Every line of the data must be copied exactly.

| INFORMATION GIVEN |
=======

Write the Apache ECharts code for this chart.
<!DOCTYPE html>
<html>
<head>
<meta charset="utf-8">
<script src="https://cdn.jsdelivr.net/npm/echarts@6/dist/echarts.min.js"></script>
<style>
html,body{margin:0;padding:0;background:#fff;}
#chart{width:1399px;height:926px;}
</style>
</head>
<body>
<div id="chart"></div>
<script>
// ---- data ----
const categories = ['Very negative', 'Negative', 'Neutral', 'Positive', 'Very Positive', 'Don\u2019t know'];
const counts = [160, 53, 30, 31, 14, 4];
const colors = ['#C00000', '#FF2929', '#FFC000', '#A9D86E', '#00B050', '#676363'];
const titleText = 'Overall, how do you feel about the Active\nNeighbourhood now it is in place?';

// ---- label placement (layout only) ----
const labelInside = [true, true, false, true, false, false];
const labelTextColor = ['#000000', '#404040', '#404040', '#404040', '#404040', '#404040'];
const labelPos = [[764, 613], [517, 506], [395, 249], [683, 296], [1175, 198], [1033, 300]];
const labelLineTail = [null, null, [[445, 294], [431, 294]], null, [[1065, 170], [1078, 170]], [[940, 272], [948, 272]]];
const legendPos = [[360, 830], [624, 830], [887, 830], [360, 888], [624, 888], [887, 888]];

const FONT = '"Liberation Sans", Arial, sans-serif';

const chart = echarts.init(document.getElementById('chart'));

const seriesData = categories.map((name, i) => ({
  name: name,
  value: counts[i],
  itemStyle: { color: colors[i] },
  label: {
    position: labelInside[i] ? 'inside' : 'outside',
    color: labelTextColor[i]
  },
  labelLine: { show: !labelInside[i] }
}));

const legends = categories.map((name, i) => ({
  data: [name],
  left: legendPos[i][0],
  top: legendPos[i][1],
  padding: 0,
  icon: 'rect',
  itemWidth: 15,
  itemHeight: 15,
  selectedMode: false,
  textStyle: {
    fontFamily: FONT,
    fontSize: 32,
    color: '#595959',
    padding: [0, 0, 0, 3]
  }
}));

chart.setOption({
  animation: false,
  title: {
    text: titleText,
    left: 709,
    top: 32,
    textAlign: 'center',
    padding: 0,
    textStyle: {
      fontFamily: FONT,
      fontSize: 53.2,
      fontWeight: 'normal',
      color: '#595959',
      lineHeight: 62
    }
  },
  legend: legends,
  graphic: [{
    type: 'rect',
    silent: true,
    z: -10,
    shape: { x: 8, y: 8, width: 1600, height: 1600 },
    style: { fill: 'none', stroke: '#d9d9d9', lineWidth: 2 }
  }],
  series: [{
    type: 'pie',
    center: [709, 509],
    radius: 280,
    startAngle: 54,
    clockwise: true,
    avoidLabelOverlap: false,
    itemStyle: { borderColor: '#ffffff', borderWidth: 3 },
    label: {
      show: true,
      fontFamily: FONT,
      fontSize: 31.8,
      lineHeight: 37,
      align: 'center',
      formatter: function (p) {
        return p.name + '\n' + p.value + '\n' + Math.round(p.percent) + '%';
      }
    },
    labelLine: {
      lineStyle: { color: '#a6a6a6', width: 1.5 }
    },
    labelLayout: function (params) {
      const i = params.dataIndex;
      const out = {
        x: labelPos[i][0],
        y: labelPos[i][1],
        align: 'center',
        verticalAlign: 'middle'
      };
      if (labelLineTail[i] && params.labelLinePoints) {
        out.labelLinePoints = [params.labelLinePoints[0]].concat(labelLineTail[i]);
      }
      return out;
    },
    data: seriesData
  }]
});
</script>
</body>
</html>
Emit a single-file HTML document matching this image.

=======

| THE SOLUTION |
Write the Apache ECharts code for this chart.
<!DOCTYPE html>
<html>
<head>
<meta charset="utf-8">
<script src="https://cdn.jsdelivr.net/npm/echarts@6/dist/echarts.min.js"></script>
<style>
html,body{margin:0;padding:0;background:#fff;}
#chart{width:1399px;height:926px;}
</style>
</head>
<body>
<div id="chart"></div>
<script>
// ---- data ----
const categories = ['Very negative', 'Negative', 'Neutral', 'Positive', 'Very Positive', 'Don\u2019t know'];
const counts = [160, 53, 30, 31, 14, 4];
const colors = ['#C00000', '#FF2929', '#FFC000', '#A9D86E', '#00B050', '#676363'];
const titleText = 'Overall, how do you feel about the Active\nNeighbourhood now it is in place?';

// ---- label placement (layout only) ----
const labelInside = [true, true, false, true, false, false];
const labelTextColor = ['#000000', '#404040', '#404040', '#404040', '#404040', '#404040'];
const labelPos = [[764, 613], [517, 506], [395, 249], [683, 296], [1175, 198], [1033, 300]];
const labelLineTail = [null, null, [[445, 294], [431, 294]], null, [[1065, 170], [1078, 170]], [[940, 272], [948, 272]]];
const legendPos = [[360, 830], [624, 830], [887, 830], [360, 888], [624, 888], [887, 888]];

const FONT = '"Liberation Sans", Arial, sans-serif';

const chart = echarts.init(document.getElementById('chart'));

const seriesData = categories.map((name, i) => ({
  name: name,
  value: counts[i],
  itemStyle: { color: colors[i] },
  label: {
    position: labelInside[i] ? 'inside' : 'outside',
    color: labelTextColor[i]
  },
  labelLine: { show: !labelInside[i] }
}));

const legends = categories.map((name, i) => ({
  data: [name],
  left: legendPos[i][0],
  top: legendPos[i][1],
  padding: 0,
  icon: 'rect',
  itemWidth: 15,
  itemHeight: 15,
  selectedMode: false,
  textStyle: {
    fontFamily: FONT,
    fontSize: 32,
    color: '#595959',
    padding: [0, 0, 0, 3]
  }
}));

chart.setOption({
  animation: false,
  title: {
    text: titleText,
    left: 709,
    top: 32,
    textAlign: 'center',
    padding: 0,
    textStyle: {
      fontFamily: FONT,
      fontSize: 53.2,
      fontWeight: 'normal',
      color: '#595959',
      lineHeight: 62
    }
  },
  legend: legends,
  graphic: [{
    type: 'rect',
    silent: true,
    z: -10,
    shape: { x: 8, y: 8, width: 1600, height: 1600 },
    style: { fill: 'none', stroke: '#d9d9d9', lineWidth: 2 }
  }],
  series: [{
    type: 'pie',
    center: [709, 509],
    radius: 280,
    startAngle: 54,
    clockwise: true,
    avoidLabelOverlap: false,
    itemStyle: { borderColor: '#ffffff', borderWidth: 3 },
    label: {
      show: true,
      fontFamily: FONT,
      fontSize: 31.8,
      lineHeight: 37,
      align: 'center',
      formatter: function (p) {
        return p.name + '\n' + p.value + '\n' + Math.round(p.percent) + '%';
      }
    },
    labelLine: {
      lineStyle: { color: '#a6a6a6', width: 1.5 }
    },
    labelLayout: function (params) {
      const i = params.dataIndex;
      const out = {
        x: labelPos[i][0],
        y: labelPos[i][1],
        align: 'center',
        verticalAlign: 'middle'
      };
      if (labelLineTail[i] && params.labelLinePoints) {
        out.labelLinePoints = [params.labelLinePoints[0]].concat(labelLineTail[i]);
      }
      return out;
    },
    data: seriesData
  }]
});
</script>
</body>
</html>
Emit a single-file HTML document matching this image.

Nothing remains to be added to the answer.